What is being asked
Which lines contain the string "this"? Please list every one of them.

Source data
--------------------------------------------------

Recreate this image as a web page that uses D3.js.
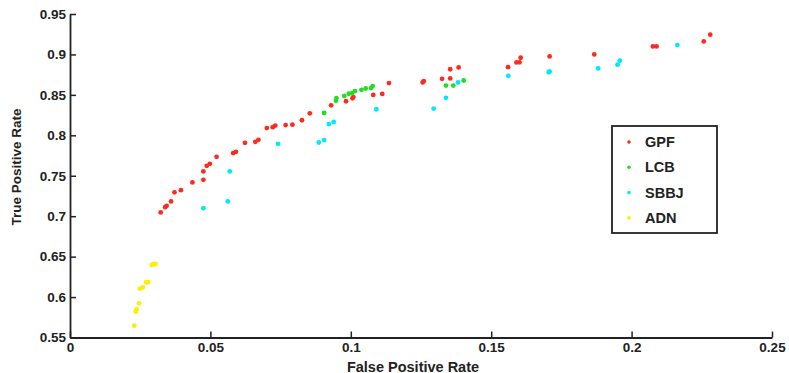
<!DOCTYPE html>
<html>
<head>
<meta charset="utf-8">
<script src="https://cdn.jsdelivr.net/npm/d3@7"></script>
<style>
  html, body { margin: 0; padding: 0; background: #fff; }
  svg { display: block; font-family: "Liberation Sans", Arial, sans-serif; font-weight: bold; }
</style>
</head>
<body>
<svg id="chart" width="789" height="373"></svg>
<script>
// series values: [false positive rate, true positive rate]
const gpf = [
  [0.0323, 0.7047], [0.0339, 0.7111], [0.0344, 0.7127], [0.0360, 0.7183], [0.0372, 0.7295],
  [0.0395, 0.7322], [0.0436, 0.7418], [0.0475, 0.7449], [0.0475, 0.7554], [0.0487, 0.7623],
  [0.0498, 0.7647], [0.0522, 0.7734], [0.0581, 0.7780], [0.0591, 0.7796], [0.0623, 0.7907],
  [0.0660, 0.7920], [0.0671, 0.7944], [0.0701, 0.8089], [0.0722, 0.8101], [0.0731, 0.8121],
  [0.0768, 0.8126], [0.0792, 0.8132], [0.0826, 0.8186], [0.0854, 0.8272], [0.0930, 0.8371],
  [0.0983, 0.8421], [0.1006, 0.8458], [0.1009, 0.8473], [0.1080, 0.8499], [0.1112, 0.8512],
  [0.1136, 0.8646], [0.1256, 0.8654], [0.1260, 0.8671], [0.1325, 0.8699], [0.1354, 0.8817],
  [0.1354, 0.8703], [0.1384, 0.8839], [0.1560, 0.8842], [0.1590, 0.8901], [0.1601, 0.8903],
  [0.1605, 0.8959], [0.1708, 0.8975], [0.1867, 0.9000], [0.2076, 0.9099], [0.2089, 0.9099],
  [0.2257, 0.9161], [0.2280, 0.9244]
];
const lcb = [
  [0.0905, 0.8276], [0.0947, 0.8427], [0.0949, 0.8460], [0.0977, 0.8486], [0.0993, 0.8514],
  [0.1005, 0.8522], [0.1015, 0.8547], [0.1038, 0.8563], [0.1053, 0.8579], [0.1072, 0.8584],
  [0.1078, 0.8609], [0.1339, 0.8615], [0.1365, 0.8615], [0.1402, 0.8678]
];
const sbbj = [
  [0.0475, 0.7099], [0.0562, 0.7183], [0.0569, 0.7554], [0.0741, 0.7895], [0.0886, 0.7911],
  [0.0905, 0.7941], [0.0922, 0.8139], [0.0939, 0.8165], [0.1091, 0.8322], [0.1295, 0.8330],
  [0.1339, 0.8464], [0.1382, 0.8653], [0.1561, 0.8736], [0.1705, 0.8780], [0.1708, 0.8790],
  [0.1881, 0.8827], [0.1950, 0.8873], [0.1958, 0.8922], [0.2163, 0.9116]
];
const adn = [
  [0.0229, 0.5646], [0.0234, 0.5819], [0.0237, 0.5849], [0.0246, 0.5923], [0.0249, 0.6104],
  [0.0259, 0.6121], [0.0271, 0.6183], [0.0278, 0.6183], [0.0291, 0.6397], [0.0299, 0.6406],
  [0.0305, 0.6410]
];

const seriesNames = ['GPF', 'LCB', 'SBBJ', 'ADN'];
const seriesColors = ['#ff2a1e', '#22dd22', '#00e8ff', '#ffee00'];
const xTicks = [0, 0.05, 0.1, 0.15, 0.2, 0.25];
const yTicks = [0.55, 0.6, 0.65, 0.7, 0.75, 0.8, 0.85, 0.9, 0.95];

const margin = {top: 14, right: 17, bottom: 35.5, left: 70};
const width = 789, height = 373;

const svg = d3.select('#chart');

const x = d3.scaleLinear()
  .domain([0, 0.25])
  .range([margin.left, width - margin.right]);

const y = d3.scaleLinear()
  .domain([0.55, 0.95])
  .range([height - margin.bottom, margin.top]);

// points
const allSeries = [gpf, lcb, sbbj, adn];
allSeries.forEach((data, i) => {
  svg.append('g')
    .attr('fill', seriesColors[i])
    .selectAll('circle')
    .data(data)
    .join('circle')
    .attr('cx', d => x(d[0]))
    .attr('cy', d => y(d[1]))
    .attr('r', 2.4);
});

// axes, ticks pointing inward like matlab
const xAxis = g => g
  .attr('transform', `translate(0,${y(0.55)})`)
  .call(d3.axisBottom(x).tickValues(xTicks).tickFormat(d3.format('')).tickSize(-6).tickSizeOuter(0).tickPadding(5));

const yAxis = g => g
  .attr('transform', `translate(${x(0)},0)`)
  .call(d3.axisLeft(y).tickValues(yTicks).tickFormat(d3.format('')).tickSize(-6).tickSizeOuter(0).tickPadding(4));

svg.append('g').attr('class', 'axis').call(xAxis);
svg.append('g').attr('class', 'axis').call(yAxis);

svg.selectAll('.axis path.domain').attr('stroke', '#222').attr('stroke-width', 1.8);
svg.selectAll('.axis .tick line').attr('stroke', '#222').attr('stroke-width', 1.5);
svg.selectAll('.axis .tick text')
  .style('font-size', '13.5px')
  .style('font-weight', 'bold')
  .style('font-family', '"Liberation Sans", Arial, sans-serif')
  .attr('fill', '#222');

// axis titles
svg.append('text')
  .attr('x', 413)
  .attr('y', 371.5)
  .attr('text-anchor', 'middle')
  .attr('fill', '#222')
  .style('font-size', '14.5px')
  .text('False Positive Rate');

svg.append('text')
  .attr('transform', 'translate(20.5,167) rotate(-90)')
  .attr('text-anchor', 'middle')
  .attr('fill', '#222')
  .style('font-size', '13.5px')
  .text('True Positive Rate');

// legend
const legend = svg.append('g').attr('transform', 'translate(612,126)');
legend.append('rect')
  .attr('width', 105)
  .attr('height', 107)
  .attr('fill', '#fff')
  .attr('stroke', '#222')
  .attr('stroke-width', 1.8);

const item = legend.selectAll('g.item')
  .data(seriesNames)
  .join('g')
  .attr('class', 'item')
  .attr('transform', (d, i) => `translate(0,${16 + i * 25.3})`);

item.append('circle')
  .attr('cx', 17)
  .attr('cy', 0)
  .attr('r', 1.8)
  .attr('fill', (d, i) => seriesColors[i]);

item.append('text')
  .attr('x', 33)
  .attr('y', 5)
  .attr('fill', '#222')
  .style('font-size', '14.5px')
  .text(d => d);
</script>
</body>
</html>
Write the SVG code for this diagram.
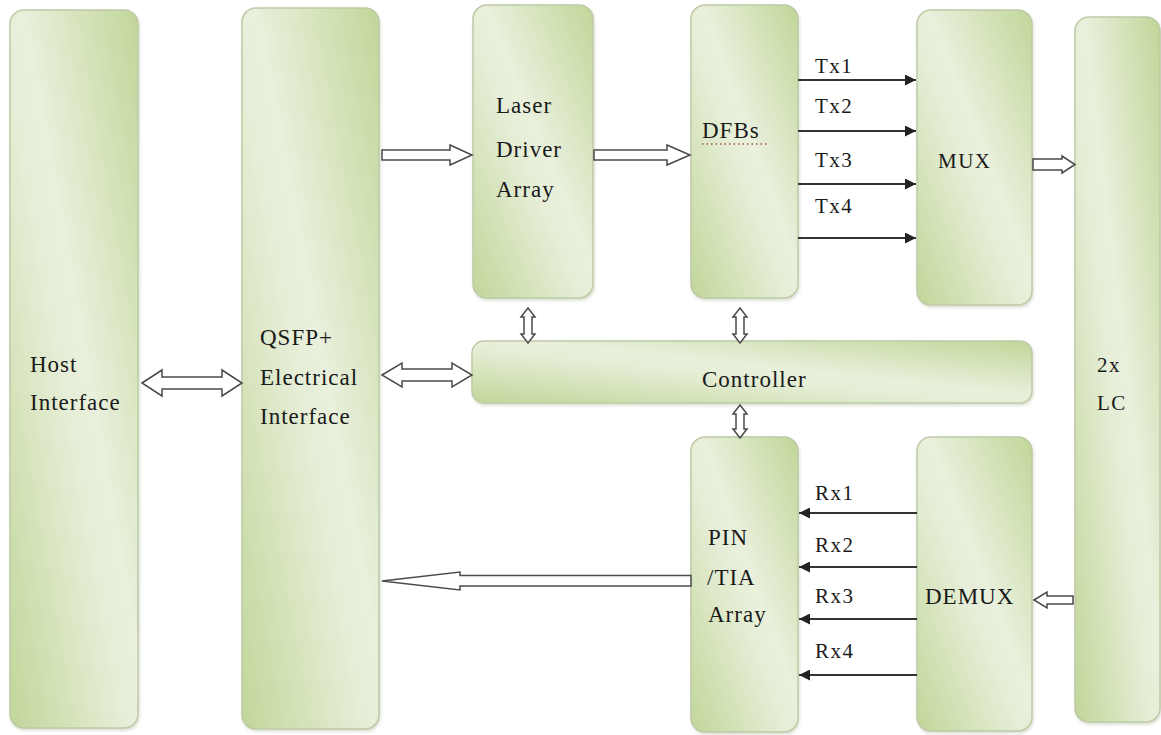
<svg xmlns="http://www.w3.org/2000/svg" width="1161" height="735" viewBox="0 0 1161 735">
<style>
.box{fill:url(#g);stroke:#bfcaa6;stroke-width:1.5;filter:url(#sh)}
.t{font-size:23px;fill:#1a1a1a;letter-spacing:1px}
.s{font-size:21px;fill:#1a1a1a;letter-spacing:1.5px}
.blk{fill:#fff;stroke:#4a4a4a;stroke-width:1.5;stroke-linejoin:miter}
.ln{stroke:#333;stroke-width:2.2;fill:none}
</style>
<defs>
<linearGradient id="g" x1="1" y1="0" x2="0" y2="1">
<stop offset="0" stop-color="#c1d699"/>
<stop offset="0.45" stop-color="#e9f0dc"/>
<stop offset="0.55" stop-color="#e6eed7"/>
<stop offset="1" stop-color="#c1d699"/>
</linearGradient>
<filter id="sh" x="-10%" y="-10%" width="120%" height="120%">
<feDropShadow dx="1" dy="2" stdDeviation="1.5" flood-color="#9aa585" flood-opacity="0.35"/>
</filter>
<marker id="ah" viewBox="0 0 10 10" refX="10" refY="5" markerWidth="7" markerHeight="5" markerUnits="strokeWidth" orient="auto">
<path d="M0,0 L10,5 L0,10 z" fill="#222"/>
</marker>
</defs>
<rect width="1161" height="735" fill="#fff"/>
<g font-family="Liberation Serif, DejaVu Serif, serif">
<g id="host"><rect class="box" x="10" y="10" width="128" height="718" rx="14"/>
<text class="t" x="30" y="372">Host</text>
<text class="t" x="30" y="410">Interface</text></g>

<g id="qsfp"><rect class="box" x="242" y="8" width="137" height="721" rx="14"/>
<text class="t" x="260" y="345">QSFP+</text>
<text class="t" x="260" y="385">Electrical</text>
<text class="t" x="260" y="424">Interface</text></g>

<g id="laser"><rect class="box" x="473" y="5" width="120" height="293" rx="14"/>
<text class="t" x="496" y="113">Laser</text>
<text class="t" x="496" y="157">Driver</text>
<text class="t" x="496" y="197">Array</text></g>

<g id="dfbs"><rect class="box" x="691" y="5" width="107" height="293" rx="14"/>
<text class="t" x="702" y="138">DFBs</text>
<line x1="702" y1="144" x2="768" y2="144" stroke="#a0583a" stroke-width="1.5" stroke-dasharray="1.5 3"/></g>

<g id="mux"><rect class="box" x="917" y="10" width="115" height="295" rx="14"/>
<text class="s" x="938" y="168">MUX</text></g>

<g id="lc"><rect class="box" x="1075" y="17" width="85" height="705" rx="14"/>
<text class="s" x="1097" y="372">2x</text>
<text class="s" x="1097" y="410">LC</text></g>

<g id="controller"><rect class="box" x="472" y="341" width="560" height="62" rx="12"/>
<text class="t" x="702" y="387">Controller</text></g>

<g id="pin"><rect class="box" x="691" y="437" width="107" height="295" rx="14"/>
<text class="t" x="708" y="545">PIN</text>
<text class="t" x="707" y="585">/TIA</text>
<text class="t" x="708" y="622">Array</text></g>

<g id="demux"><rect class="box" x="917" y="437" width="115" height="294" rx="14"/>
<text class="t" x="925" y="604">DEMUX</text></g>

<g id="connectors">
<polygon class="blk" points="142,383 162,370 162,377 222,377 222,370 242,383 222,396 222,389 162,389 162,396"/>
<polygon class="blk" points="382,375 402,363 402,369 452,369 452,363 472,375 452,387 452,381 402,381 402,387"/>
<polygon class="blk" points="382,150 450,150 450,145 472,155 450,165 450,160 382,160"/>
<polygon class="blk" points="594,150 667,150 667,145 690,155 667,165 667,160 594,160"/>
<polygon class="blk" points="1033,159 1062,159 1062,156 1075,164.5 1062,173 1062,170 1033,170"/>
<polygon class="blk" points="1034,600 1047,592 1047,596 1073,596 1073,604 1047,604 1047,608"/>
<polygon class="blk" points="528,308 535,317 532,317 532,334 535,334 528,343 521,334 524,334 524,317 521,317"/>
<polygon class="blk" points="740,308 747,317 744,317 744,334 747,334 740,343 733,334 736,334 736,317 733,317"/>
<polygon class="blk" points="740,405 747,414 744,414 744,429 747,429 740,438 733,429 736,429 736,414 733,414"/>
<polygon class="blk" points="382,581 460,572 460,575.5 691,575.5 691,586 460,586 460,590"/>
<line class="ln" x1="798" y1="80" x2="916" y2="80" marker-end="url(#ah)"/>
<line class="ln" x1="798" y1="131" x2="916" y2="131" marker-end="url(#ah)"/>
<line class="ln" x1="798" y1="184" x2="916" y2="184" marker-end="url(#ah)"/>
<line class="ln" x1="798" y1="238" x2="916" y2="238" marker-end="url(#ah)"/>
<line class="ln" x1="917" y1="513" x2="799" y2="513" marker-end="url(#ah)"/>
<line class="ln" x1="917" y1="567" x2="799" y2="567" marker-end="url(#ah)"/>
<line class="ln" x1="917" y1="619" x2="799" y2="619" marker-end="url(#ah)"/>
<line class="ln" x1="917" y1="675" x2="799" y2="675" marker-end="url(#ah)"/>
<text class="s" x="815" y="73">Tx1</text>
<text class="s" x="815" y="113">Tx2</text>
<text class="s" x="815" y="167">Tx3</text>
<text class="s" x="815" y="213">Tx4</text>
<text class="s" x="815" y="500">Rx1</text>
<text class="s" x="815" y="552">Rx2</text>
<text class="s" x="815" y="603">Rx3</text>
<text class="s" x="815" y="658">Rx4</text>
</g>
</g>
</svg>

--------------------------------------------------

Result below
Recreate this image as a web page that uses D3.js.
Write the SVG code for this diagram.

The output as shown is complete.